Yup, but only for a school project. We were asked to work on four à la carte menus for the four seasons respectively. At a first thought it's pretty straight forward for an imaginative restaurant--all I could do is put on the the dishes I like from various restaurants, and at most I can make the menus more coherent by coming up with a theme.

Well, after reading the book Culinary Artistry I have a second thought. Here's a quick list of what I learned from Chapter 10, Composing a Menu:

1. First of all, the menu is the contract between you and the customers, so what you better bring the right things with the precise doneness.

2. Using seasonal ingredients is very important.

3. Know your audience--what your clients usually want to get?

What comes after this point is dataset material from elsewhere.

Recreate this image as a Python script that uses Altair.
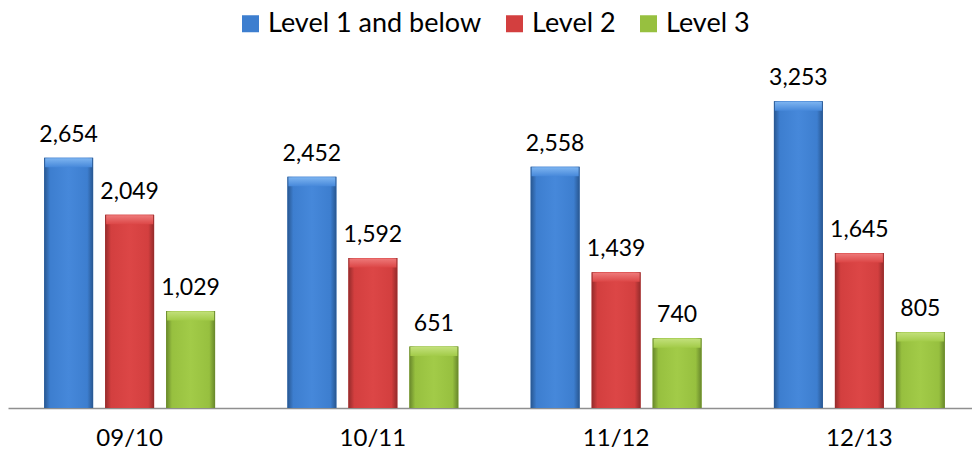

4. Consider a themed menu.

5. Consider the pacing of courses, the progression of flavors and other relationship between every single dish. When and how do you build the climax? And how do you calm down the customers?

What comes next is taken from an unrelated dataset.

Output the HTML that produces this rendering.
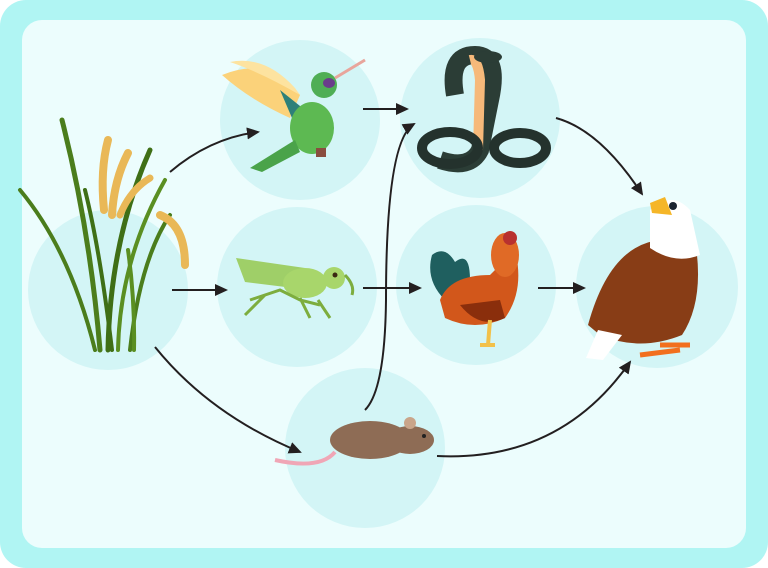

6. Think about this: are the dishes on a menu overlapping in flavour, taste, or texture?

7. Be careful of the wordings--pair them accurately.

8. If wine is a big thing in your restaurant, pair food to wine and not vice versa.

9. Think about logistics for the back of the house--don't rely too much on one single station.

10. Quality consistency is very important. Test, and re-test your recipes before you put in on the menu.

11. If you have to repeat the main ingredients of a dish throughout the year, think about using seasonal garnishes.

12. Diversify your menu, have enough variety to satisfy various customer's needs.

13. Consider signature dishes, set up restaurant identity. Do not change the menu so drastically that makes the restaurant loses its character. Customers need to be familiar with what they get. It's time to open up another restaurant when you need a big change.